Toujours active à 69 ans, celle qui est aussi sérieuse qu’attachante transmet maintenant aux organismes et institutions non initiés qui souhaitent accueillir les Syriens tout ce qu’elle a appris lors de ses belles années sur le terrain. Elle leur enseigne les secrets du parrainage et les aide à se mettre un moment dans la peau de ces déplacés, en démystifiant leur réalité: «Quand tu es réfugié, tu n’as souvent que 15 minutes pour faire ton petit sac et quitter tout ce que tu connais et tous ceux que tu connais. Tu dois quitter ta vie !»
Quitter sa vie. C’est exactement ce que ses parents ont fait après la Seconde Guerre mondiale. En 1948, ces survivants de l’Holocauste d’origine juive-polonaise ont fui l’Europe pour se réfugier au Canada. Rivka avait deux ans.
Dès 1922, la communauté juive, qui recevait un grand nombre de déplacés, avait créé les Services d’assistance aux immigrants juifs (JIAS), un des seuls organismes dédiés à l’accueil des immigrants au Québec. Cet organisme a non seulement aidé Rivka et sa famille à s’établir ici, mais lui a donné son premier emploi dans le domaine en 1974 comme intervenante auprès des immigrants: elle aidait les réfugiés d’Europe de l’Est et d’ailleurs à s’installer, en leur trouvant notamment de l’aide financière et un logement.
À ses débuts, Rivka n’avait aucune formation pour travailler auprès de ces populations. «Quand j’ai commencé, j’étais peu outillée, reconnaît-elle en faisant valser ses cheveux poivre et sel. En travail social, l’approche spécialisée pour les immigrants n’existait pas encore !»

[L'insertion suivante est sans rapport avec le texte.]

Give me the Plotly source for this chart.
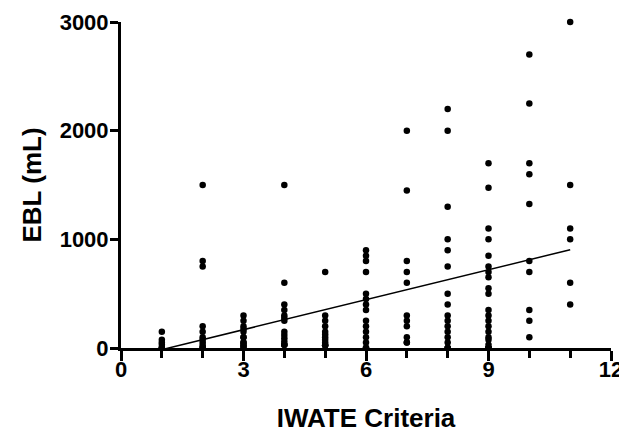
import numpy as np
import plotly.graph_objects as go

# IWATE criteria score -> list of EBL (mL) values
# (stacked low values include a few overlapping duplicates)
ebl_by_score = {
    1: [150, 75, 50, 30, 0, 0, 0],
    2: [1500, 800, 750, 200, 150, 100, 75, 50, 25, 0, 0, 0],
    3: [300, 250, 200, 175, 150, 100, 100, 50, 50, 25, 25, 0, 0],
    4: [1500, 600, 400, 350, 300, 275, 250, 150, 120, 90, 60, 30, 30, 30],
    5: [700, 300, 250, 200, 150, 125, 100, 75, 50, 25, 25, 25],
    6: [900, 850, 800, 700, 500, 450, 400, 350, 250, 200, 150, 100, 50, 0, 0, 0],
    7: [2000, 1450, 800, 700, 600, 300, 250, 200, 100, 50, 50],
    8: [2200, 2000, 1300, 1000, 900, 750, 500, 400, 300, 250, 200, 150, 100, 50,
        0, 0, 0],
    9: [1700, 1475, 1100, 1000, 850, 750, 700, 650, 550, 500, 350, 300, 250, 200,
        150, 100, 75, 30, 0, 0, 0, 0],
    10: [2700, 2250, 1700, 1600, 1325, 800, 700, 350, 250, 100],
    11: [3000, 1500, 1100, 1000, 600, 400],
}

x_ticks = [0, 3, 6, 9, 12]
y_ticks = [0, 1000, 2000, 3000]

xs = []
ys = []
for k, vals in ebl_by_score.items():
    xs += [k] * len(vals)
    ys += vals
xs = np.array(xs, dtype=float)
ys = np.array(ys, dtype=float)

slope, intercept = np.polyfit(xs, ys, 1)
line_x = np.array([xs.min(), xs.max()])
line_y = slope * line_x + intercept

FONT = "Liberation Sans, Arial, sans-serif"

fig = go.Figure()
fig.add_trace(go.Scatter(
    x=line_x, y=line_y, mode="lines",
    line=dict(color="black", width=1.5), hoverinfo="skip",
))
fig.add_trace(go.Scatter(
    x=xs, y=ys, mode="markers",
    marker=dict(color="black", size=6.5),
    cliponaxis=False,
))

fig.update_layout(
    width=619, height=428,
    margin=dict(l=113, r=16, t=14, b=88),
    paper_bgcolor="white", plot_bgcolor="white",
    showlegend=False,
    font=dict(family=FONT, color="black"),
    xaxis=dict(
        range=[0, 12], tickvals=x_ticks, ticktext=[str(v) for v in x_ticks],
        automargin=False,
        showline=True, linecolor="black", linewidth=3,
        ticks="outside", ticklen=10, tickwidth=3, tickcolor="black",
        ticklabelstandoff=-10,
        showgrid=False, zeroline=False,
        tickfont=dict(size=22, family=FONT, weight="bold"),
        minor=dict(dtick=1, tick0=0, ticks="outside", ticklen=7, tickwidth=3,
                   tickcolor="black", showgrid=False),
        title=dict(text="<b>IWATE Criteria</b>", font=dict(size=26, family=FONT),
                   standoff=28),
    ),
    yaxis=dict(
        range=[0, 3000], tickvals=y_ticks, ticktext=[str(v) for v in y_ticks],
        automargin=False,
        showline=True, linecolor="black", linewidth=3,
        ticks="outside", ticklen=8, tickwidth=3, tickcolor="black",
        ticklabelstandoff=-3,
        showgrid=False, zeroline=False,
        tickfont=dict(size=22, family=FONT, weight="bold"),
        title=dict(text="<b>EBL (mL)</b>", font=dict(size=26, family=FONT),
                   standoff=11),
    ),
)

fig.write_html("out.html")
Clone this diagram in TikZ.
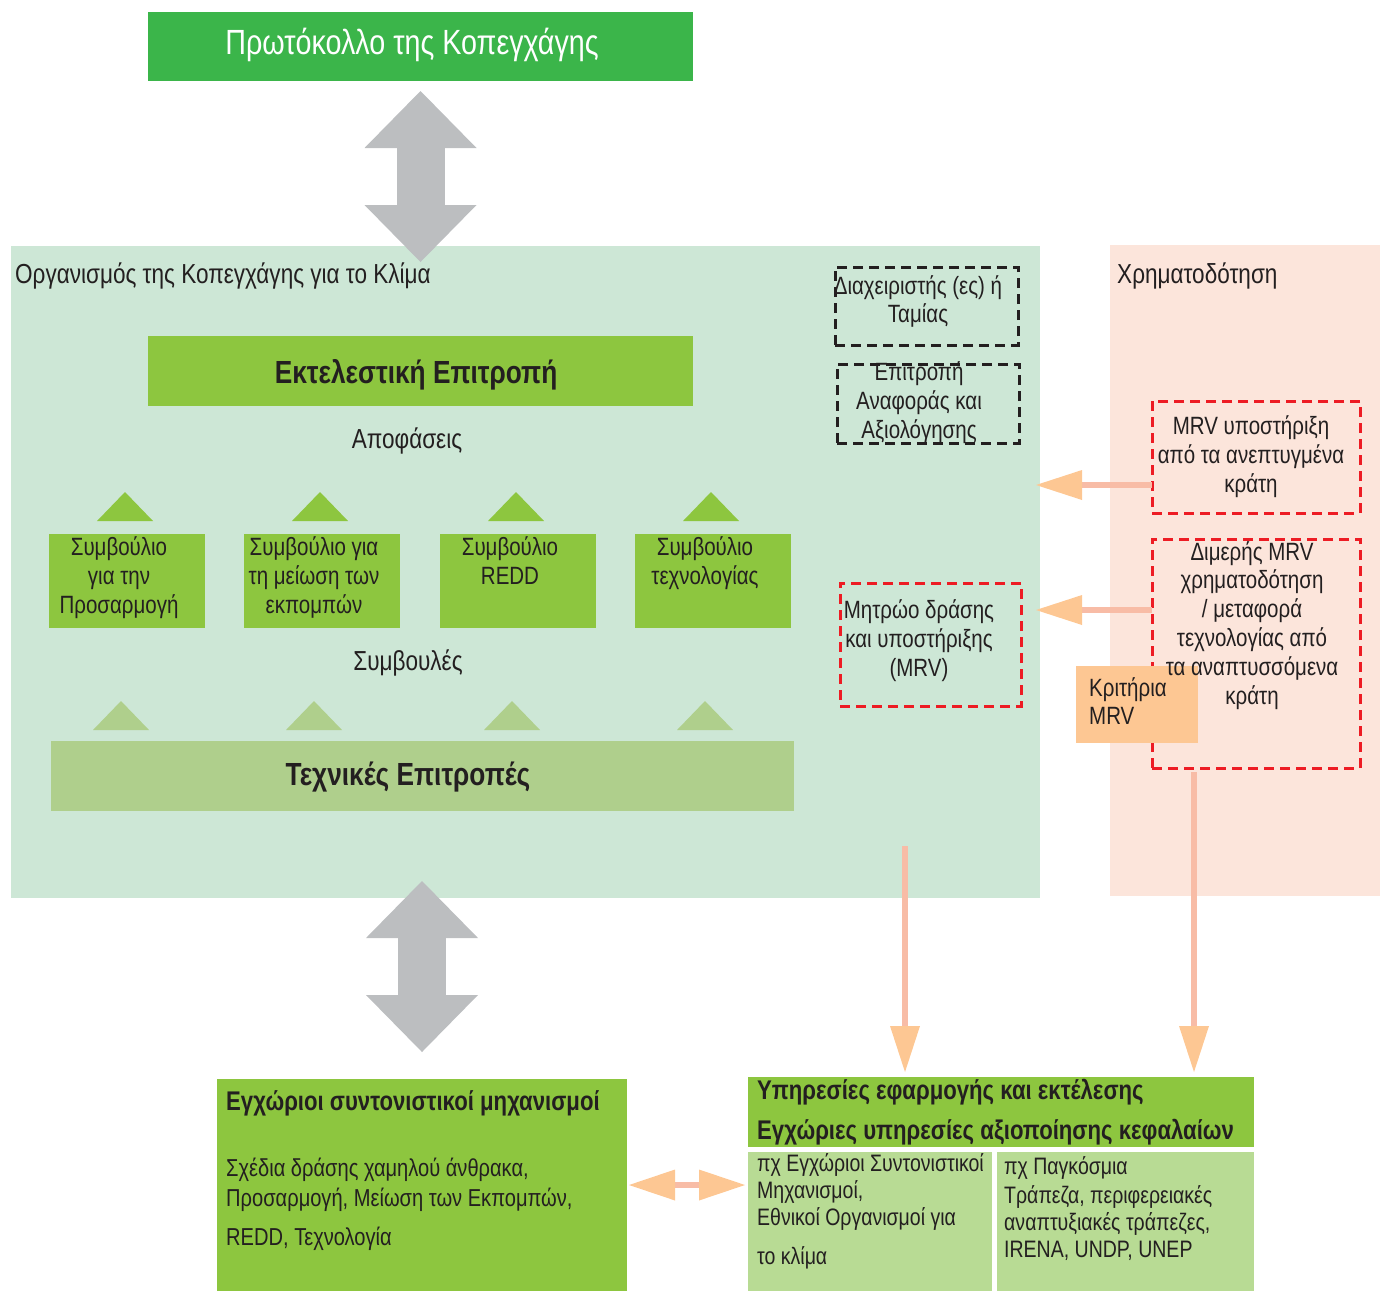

Dotée d’un grand instinct, elle a donc tout appris sur le tas, grâce à son expérience, ses collègues et aux formations: comment traiter ces êtres démunis de façon équitable, gérer leurs attentes et leurs déceptions, choisir les bons mots pour éviter les malentendus et, surtout, accepter leurs différences culturelles. «Au fil des ans, j’ai appris que le meilleur moyen de les aider à s’adapter à leur nouvelle vie, c’est de les respecter comme ils sont», souligne-t-elle dans un français impeccable, avec une voix légèrement cassée.
En 1979, Rivka fut une des nombreuses intervenantes à accueillir les boat people en provenance du Vietnam, du Cambodge et du Laos. «Si vous pensez qu’il y a aujourd’hui une euphorie autour de l’arrivée des Syriens, vous n’avez rien vu ! déclare-t-elle. À l’époque, tout le monde voulait faire quelque chose pour aider et c’était beaucoup plus simple, parce qu’on ne s’inquiétait pas pour des questions de sécurité.»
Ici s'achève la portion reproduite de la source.